▶ GIVEN PROBLEM
Retype only what runs from the beginning of the data through the line with "13.08, 13.16, 13.23];"; please omit the pictures and keep every line exact.

▶ DATA EXCERPT
-- Start --

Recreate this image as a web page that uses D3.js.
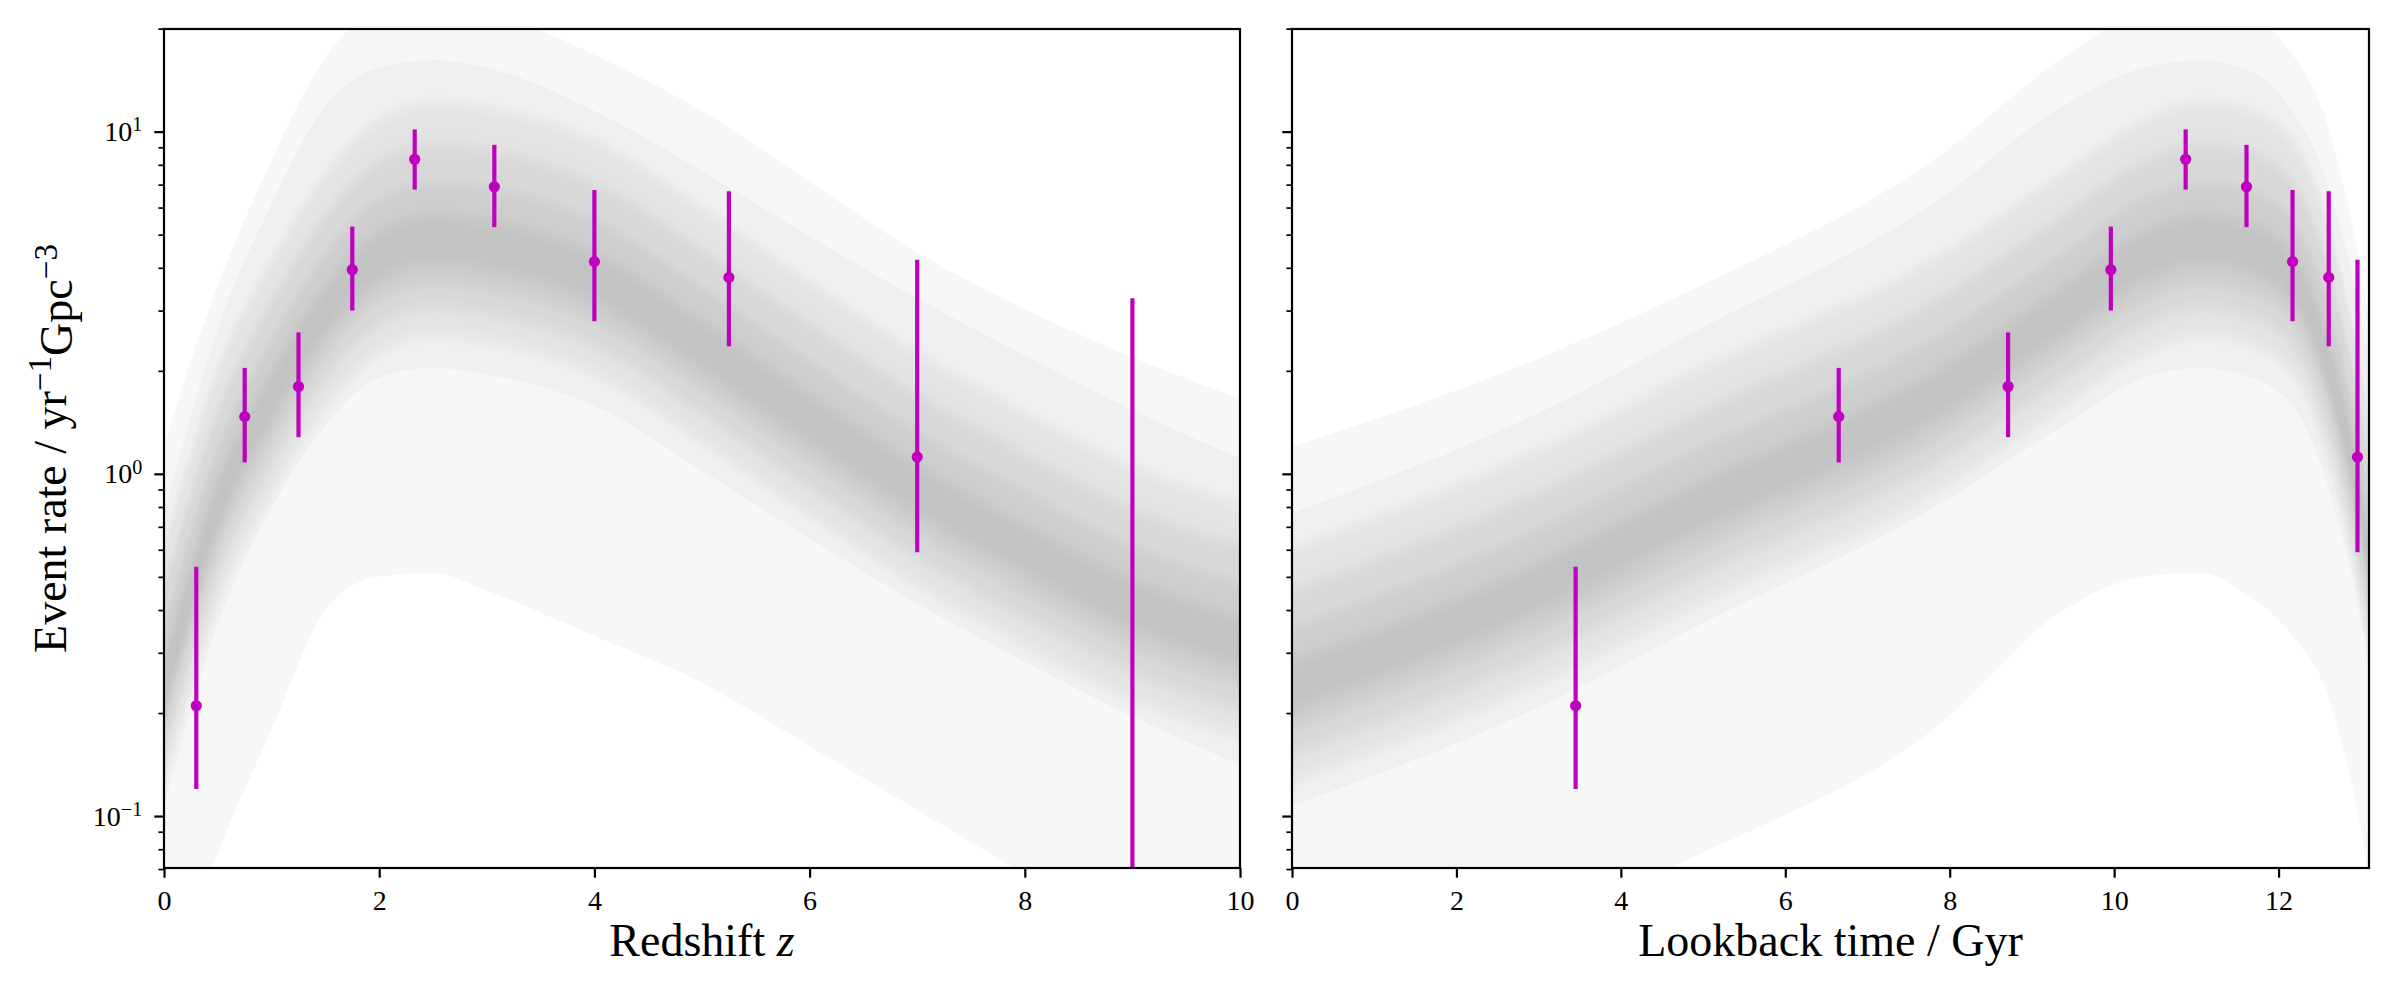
<!DOCTYPE html>
<html>
<head>
<meta charset="utf-8">
<script src="https://d3js.org/d3.v7.min.js"></script>
<style>
  body { margin: 0; background: #fff; }
  svg { display: block; }
  text { font-family: "Liberation Serif", "DejaVu Serif", serif; }
</style>
</head>
<body>
<svg id="chart" width="2400" height="1000"></svg>
<script>
// redshift grid on which the rate bands were read, and matching lookback time (Gyr)
const zGrid = [0, 0.25, 0.5, 1, 1.5, 2, 2.5, 3, 4, 5, 6, 7, 8, 9, 10];
const lookbackGrid = [0, 2.93, 4.97, 7.8, 9.38, 10.36, 11.05, 11.55, 12.17, 12.54, 12.78, 12.96, 13.08, 13.16, 13.23];

// rate bands, outermost first (yr^-1 Gpc^-3)
const outerHi = [1.20, 2.14, 3.55, 8.26, 16.5, 22.9, 25.1, 22.6, 16.8, 11.5, 7.13, 4.44, 3.03, 2.19, 1.66];
const outerLo = [0.0251, 0.0468, 0.0776, 0.179, 0.398, 0.501, 0.513, 0.455, 0.336, 0.245, 0.160, 0.104, 0.0676, 0.0447, 0.0282];
const band1Hi = [0.767, 1.48, 2.66, 6.17, 11.9, 15.4, 16.2, 15.4, 11.5, 7.69, 4.95, 3.26, 2.22, 1.54, 1.11];
const band1Lo = [0.107, 0.204, 0.363, 0.794, 1.38, 1.91, 2.04, 1.95, 1.58, 1.02, 0.646, 0.417, 0.282, 0.195, 0.141];
const band2Hi = [0.603, 1.15, 2.02, 4.22, 7.52, 10.8, 12.1, 11.7, 9.40, 5.96, 3.63, 2.26, 1.51, 1.05, 0.813];
const band2Lo = [0.126, 0.240, 0.422, 0.881, 1.57, 2.26, 2.54, 2.44, 1.96, 1.24, 0.759, 0.472, 0.316, 0.219, 0.170];
const band3Hi = [0.457, 0.871, 1.53, 3.20, 5.70, 8.22, 9.20, 8.85, 7.13, 4.52, 2.75, 1.71, 1.15, 0.794, 0.617];
const band3Lo = [0.151, 0.288, 0.507, 1.06, 1.89, 2.72, 3.05, 2.93, 2.36, 1.50, 0.912, 0.568, 0.380, 0.263, 0.204];
const band4Hi = [0.355, 0.676, 1.19, 2.48, 4.43, 6.38, 7.14, 6.87, 5.53, 3.51, 2.14, 1.33, 0.891, 0.617, 0.479];
const band4Lo = [0.178, 0.339, 0.596, 1.24, 2.22, 3.20, 3.58, 3.44, 2.77, 1.76, 1.07, 0.667, 0.447, 0.309, 0.240];
const band5Hi = [0.282, 0.537, 0.944, 1.97, 3.52, 5.07, 5.68, 5.46, 4.40, 2.79, 1.70, 1.06, 0.708, 0.490, 0.380];
const band5Lo = [0.204, 0.389, 0.684, 1.43, 2.55, 3.67, 4.11, 3.95, 3.18, 2.02, 1.23, 0.766, 0.513, 0.355, 0.275];

// binned measurements
const zBins = [0.3, 0.75, 1.25, 1.75, 2.33, 3.07, 4.0, 5.25, 7.0, 9.0];
const tBins = [3.45, 6.65, 8.71, 9.96, 10.87, 11.61, 12.17, 12.61, 12.96, 13.16];
const rate = [0.21, 1.47, 1.80, 3.95, 8.3, 6.9, 4.17, 3.75, 1.12, 0.04];
const rateLo = [0.12, 1.08, 1.28, 3.0, 6.77, 5.26, 2.79, 2.36, 0.59, 0.005];
const rateHi = [0.535, 2.04, 2.59, 5.28, 10.15, 9.15, 6.75, 6.7, 4.22, 3.26];

const majorY = [0.1, 1, 10];
const minorY = [0.07, 0.08, 0.09, 0.2, 0.3, 0.4, 0.5, 0.6, 0.7, 0.8, 0.9, 2, 3, 4, 5, 6, 7, 8, 9, 20];

const svg = d3.select("#chart");
const yTop = 29, yBottom = 868;
const magenta = "#bf00bf";

const y = d3.scaleLog().domain([0.0705, 19.95]).range([yBottom, yTop]);

// nested bands drawn with stacked transparency; inner ones softened vertically
const bands = [
  { hi: outerHi, lo: outerLo, op: 0.032, soft: false },
  { hi: band1Hi, lo: band1Lo, op: 0.028, soft: false },
  { hi: band2Hi, lo: band2Lo, op: 0.05, soft: true },
  { hi: band3Hi, lo: band3Lo, op: 0.05, soft: true },
  { hi: band4Hi, lo: band4Lo, op: 0.05, soft: true },
  { hi: band5Hi, lo: band5Lo, op: 0.06, soft: true }
];

const defs = svg.append("defs");
defs.append("filter")
  .attr("id", "vblur")
  .attr("filterUnits", "userSpaceOnUse")
  .attr("x", 0).attr("y", -200).attr("width", 2400).attr("height", 1400)
  .append("feGaussianBlur")
  .attr("stdDeviation", "0 8");

const panels = [
  { id: "left", x0: 164, x1: 1240, domain: [0, 10], grid: zGrid, px: zBins,
    ticks: [0, 2, 4, 6, 8, 10], yLabels: true },
  { id: "right", x0: 1292, x1: 2369, domain: [0, 13.1], grid: lookbackGrid, px: tBins,
    ticks: [0, 2, 4, 6, 8, 10, 12], yLabels: false }
];

function superscript(sel, exp) {
  sel.text(null);
  sel.append("tspan").text("10");
  sel.append("tspan").attr("dy", "-0.48em").attr("font-size", "0.72em").text(exp);
}

panels.forEach(p => {
  const x = d3.scaleLinear().domain(p.domain).range([p.x0, p.x1]);
  const g = svg.append("g");

  defs.append("clipPath").attr("id", "clip-" + p.id)
    .append("rect")
    .attr("x", p.x0).attr("y", yTop)
    .attr("width", p.x1 - p.x0).attr("height", yBottom - yTop);

  const plot = g.append("g").attr("clip-path", `url(#clip-${p.id})`);
  const crisp = plot.append("g");
  const soft = plot.append("g").attr("filter", "url(#vblur)");

  // bands
  bands.forEach(b => {
    const area = d3.area()
      .x((d, i) => x(p.grid[i]))
      .y0((d, i) => y(b.lo[i]))
      .y1((d, i) => y(b.hi[i]))
      .curve(d3.curveMonotoneX);
    (b.soft ? soft : crisp).append("path")
      .datum(p.grid)
      .attr("d", area)
      .attr("fill", "#000")
      .attr("fill-opacity", b.op);
  });

  // error bars
  const pts = p.px.map((v, i) => ({ x: v, r: rate[i], lo: rateLo[i], hi: rateHi[i] }));
  const marks = plot.append("g");
  marks.selectAll(".err")
    .data(pts)
    .join("line")
    .attr("class", "err")
    .attr("x1", d => x(d.x)).attr("x2", d => x(d.x))
    .attr("y1", d => y(d.hi)).attr("y2", d => y(d.lo))
    .attr("stroke", magenta)
    .attr("stroke-width", 4.2);
  marks.selectAll(".dot")
    .data(pts)
    .join("circle")
    .attr("class", "dot")
    .attr("cx", d => x(d.x))
    .attr("cy", d => y(d.r))
    .attr("r", 5.6)
    .attr("fill", magenta);

  // x axis
  const xAxis = g.append("g")
    .attr("transform", `translate(0,${yBottom})`)
    .call(d3.axisBottom(x).tickValues(p.ticks).tickSize(9.7).tickPadding(12).tickFormat(d3.format("d")));
  xAxis.select(".domain").remove();
  xAxis.selectAll(".tick line").attr("stroke-width", 2.2);
  xAxis.selectAll("text").attr("font-size", 28).attr("fill", "#000")
    .attr("font-family", "Liberation Serif, serif");

  // y axis, major + minor
  const yAxis = g.append("g")
    .attr("transform", `translate(${p.x0},0)`)
    .call(d3.axisLeft(y).tickValues(majorY).tickSize(9.7).tickPadding(12).tickFormat(() => ""));
  yAxis.select(".domain").remove();
  yAxis.selectAll(".tick line").attr("stroke-width", 2.2);
  if (p.yLabels) {
    yAxis.selectAll(".tick text")
      .attr("font-size", 28).attr("fill", "#000")
      .attr("font-family", "Liberation Serif, serif")
      .each(function (d) { superscript(d3.select(this), String(Math.round(Math.log10(d))).replace("-", "\u2212")); });
  } else {
    yAxis.selectAll(".tick text").remove();
  }

  const yMinor = g.append("g")
    .attr("transform", `translate(${p.x0},0)`)
    .call(d3.axisLeft(y).tickValues(minorY).tickSize(5.6).tickFormat(""));
  yMinor.select(".domain").remove();
  yMinor.selectAll(".tick line").attr("stroke-width", 1.7);

  // frame
  g.append("rect")
    .attr("x", p.x0).attr("y", yTop)
    .attr("width", p.x1 - p.x0).attr("height", yBottom - yTop)
    .attr("fill", "none").attr("stroke", "#000").attr("stroke-width", 2.2);
});

// axis labels
const lx = svg.append("text")
  .attr("x", (164 + 1240) / 2).attr("y", 956)
  .attr("text-anchor", "middle").attr("font-size", 46);
lx.append("tspan").text("Redshift ");
lx.append("tspan").attr("font-style", "italic").text("z");

svg.append("text")
  .attr("x", (1292 + 2369) / 2).attr("y", 956)
  .attr("text-anchor", "middle").attr("font-size", 46)
  .text("Lookback time / Gyr");

const ly = svg.append("text")
  .attr("transform", `translate(66,${(yTop + yBottom) / 2}) rotate(-90)`)
  .attr("text-anchor", "middle").attr("font-size", 46);
ly.append("tspan").text("Event rate / yr");
ly.append("tspan").attr("dy", "-0.45em").attr("font-size", "0.72em").text("\u22121");
ly.append("tspan").attr("dy", "0.45em").text("Gpc");
ly.append("tspan").attr("dy", "-0.45em").attr("font-size", "0.72em").text("\u22123");
</script>
</body>
</html>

-- End --

▶ EXERCISE OUTPUT
Recreate this image as a web page that uses D3.js.
<!DOCTYPE html>
<html>
<head>
<meta charset="utf-8">
<script src="https://d3js.org/d3.v7.min.js"></script>
<style>
  body { margin: 0; background: #fff; }
  svg { display: block; }
  text { font-family: "Liberation Serif", "DejaVu Serif", serif; }
</style>
</head>
<body>
<svg id="chart" width="2400" height="1000"></svg>
<script>
// redshift grid on which the rate bands were read, and matching lookback time (Gyr)
const zGrid = [0, 0.25, 0.5, 1, 1.5, 2, 2.5, 3, 4, 5, 6, 7, 8, 9, 10];
const lookbackGrid = [0, 2.93, 4.97, 7.8, 9.38, 10.36, 11.05, 11.55, 12.17, 12.54, 12.78, 12.96, 13.08, 13.16, 13.23];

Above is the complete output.